When you've exhibited at the Albion Park Showground pavilion for more than 70 years it seems appropriate they name the building after you.
That's the honour the Albion Park Show Society is looking to bestow on Albion Park couple Doug and Daphne Blow, who had exhibited everything from vegetables, pot plants and jam to floral art and farm produce.
Shellharbour City Council has agreed with the show society's request to rename the building the Doug and Daphne Blow Pavilion.
"The commemorative naming of the pavilion, proposed by the Albion Park Show Society, will recognise two exhibitors, volunteers and tireless workers who have contributed to the show over many decades," the council papers stated.
At that council meeting Maree Duffy-Moon supported the plan.
"I heartily congratulate these wonderful people," Cr Duffy-Moon said.

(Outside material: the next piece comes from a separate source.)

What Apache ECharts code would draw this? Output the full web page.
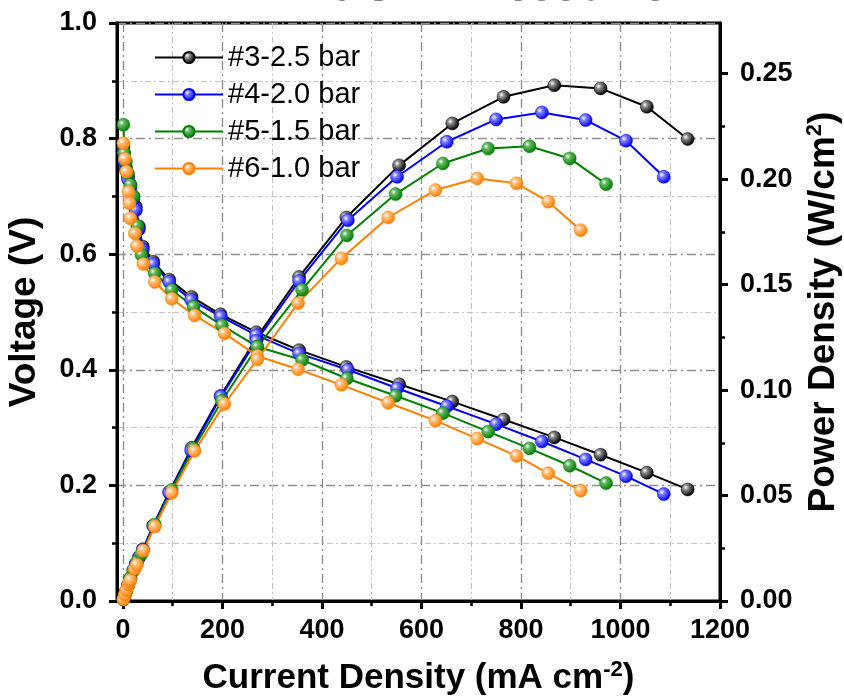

"We are led in our region very well by our volunteers. They do an enormous amount of work. The amount of work that's been done on the showground, people who contribute to that, I think it's an exciting thing to see. That's a real testament to them and the job they've done."
Cr Kellie Marsh was another who backed the decision.
"Doug and Daphne have an outstanding reputation not only in Albion Park through their work in agriculture but through the broader community," Cr Marsh said.
"They certainly have an exemplary volunteering ethic and I think this is wonderful that we can honour them both in this way."
The couple, who have both passed away, were part of the fabric of the Albion Park Show for decades.
The first time Doug won an award at the show was aged seven, when he and his father entered the potato crop category, while Daphne was both an exhibitor and steward between 1966 and 1999.
Their love of agriculture and plants was something they shared with others.
"At his home opposite the Albion Park Showground he conducted a plant nursery where he grew vegetable seedlings that the whole community would come and purchase for their own gardens," a submission to the council stated.
Daphne and Doug met through church functions and Junior Farmers shows, and they married in September 1944.
In 1997 both Daphne and Doug were honoured as Shellharbour Citizens of The Year and in 2002 received the Order of Australia.
The name change of the pavilion is now on public exhibition for 28 days.